Part IV – Liberal Democracy’s Greatest Challenge since Communism: Populism
22 July 2018
Since 2016 populism has become a political utility, allowing many unlikely, and often reprehensible, actors to gain power. While some movements have been more successful than others, experts and the public alike do not challenge whether populism has dominated the west. The United States, Italy, and Brexit are among the most cited. Yet, populists in both Poland and Hungary have created significant issues as well. The pressing question is why populism is so dangerous and how can it be resolved before liberal democracy is eroded?
To answer these questions, liberal democracy needs to be justified. Liberal democracy has brought power to the masses. Through establishing basic rights and freedoms that are supposed to be essentially untouchable and protected through an independent judiciary, it protects citizens from the most unjust violations of human rights. With representative democracy, citizens can freely vote for what political ideology they want to govern them, while not being consumed by the details and complexity of legislating policy. Further, these basic tenets have been expanded to guarantee citizens assurances such as free healthcare and education, the reduction of poverty, improved economics, and pursuit of a freer world. These institutions have been built slowly, but surely, spearheaded by rational thought stemming from the Enlightenment. To be sure, this is an over-simplification of liberal democracy, but its demonstrates the vitality of its institutions.
Populism offers an opposing ideology. Both strongman rule and the use of divisive issues to evoke emotion, rather than rational thought, are primary tenets. It also ignores the basic rights of out-groups and manipulates truth and free press. Recent populism has become strongly authoritarian, especially in Eastern Europe. While authoritarianism is often connected to populism, in Eastern Europe it is likely to be so popular due to Russian President Putin’s success in utilizing it.
Populism at its roots is a form of political tribalism. This along with its authoritarian leanings pose the greatest danger to liberal democracy. Authoritarianism is the political opposite of liberal democracy, while political tribalism is used as a transitional tool.
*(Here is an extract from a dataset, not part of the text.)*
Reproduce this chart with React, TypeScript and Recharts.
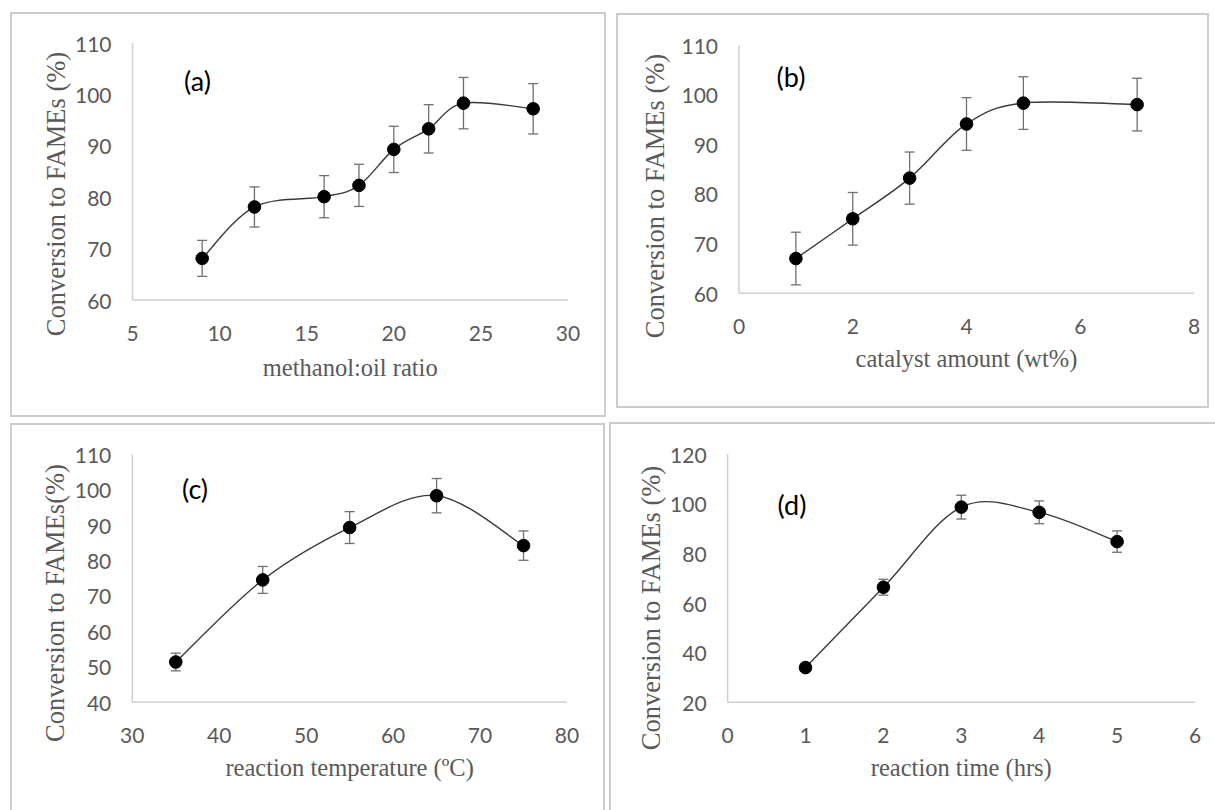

By dividing the public on issues held at a tribal level, that is, when one identifies an issue as belonging to them at a personal, almost innate level and perceive it as unchangeable. There will be more on this below.
There have been two core explanations for populism’s rise. The first is economic decline. Interestingly, populism was not an immediate response to the Great Recession. Rather, it built slowly over each passing election cycle.
Economics can only be partially blamed though. Economies have rebounded and surpassed their pre-financial crisis numbers. It is particular parts of the economy that have shrank, creating the unrest. In the United States manufacturing and coal mining are classic examples of this. Many of these workers, male and relatively uneducated, play an important role in the rise of populism. This is a by-product of globalization. Overall, globalization has benefitted all countries involved, but in many modern democracies such as ones affected by populism, a small, but politically significant group has become unemployed.
Globalization and economics are only a portion of the problem, and likely less important than social and cultural changes. Globalization has been affecting job distribution since the 1960s, but recent social movements that have empowered minorities, reducing the relative power of historically dominant white males have been brought to the forefront of politics. Many scholars are beginning to argue this, along with a greater acceptance of immigrants, has spread fear among the largely uneducated class of white males. Certainly others have the same sentiments, but it can be seen through polling data that uneducated, white males have the highest voting rates for populists. These are the sorts of tribal issues that have created significant divides.
If populism is a reaction by a population that feels the current system has both left them out of its economic rise and taken their social power away, how are they to be appeased? First, by recognizing that this group is largely uneducated, one can ascertain that better education is needed. Of course, it is wrong to leave any group out of the economic rise that modern technology and globalization has brought. There must be new policies to offset these economic changes. Part II and III of this report outlined some, including: education reform, subsidized post-secondary education, and retraining programs.
Secondly, protectors of liberal democracy must protect its institutions. The public must stand up against unlawful and immoral actions of populists, while conceding that democracies do include compromise. Minorities absolutely deserve the same treatment as white males at both the legal and cultural level. Yet, radical organizations and behaviour are not conducive to resolving the core issues. Rather, they support political polarization and unrest, which often encourage populism.
Populism has been a symptom of the democratic process for nearly its entire history. It is the sensationalism of modern media and polarization of effects of social media have led to such fanatical views of the current situation. The current situation is not out of liberal democrats’ hands, but they do have a duty. It has been the champions of democracy and the public’s distaste for such an authoritarian and divisive rule that has defeated it in the past and the same can be done now.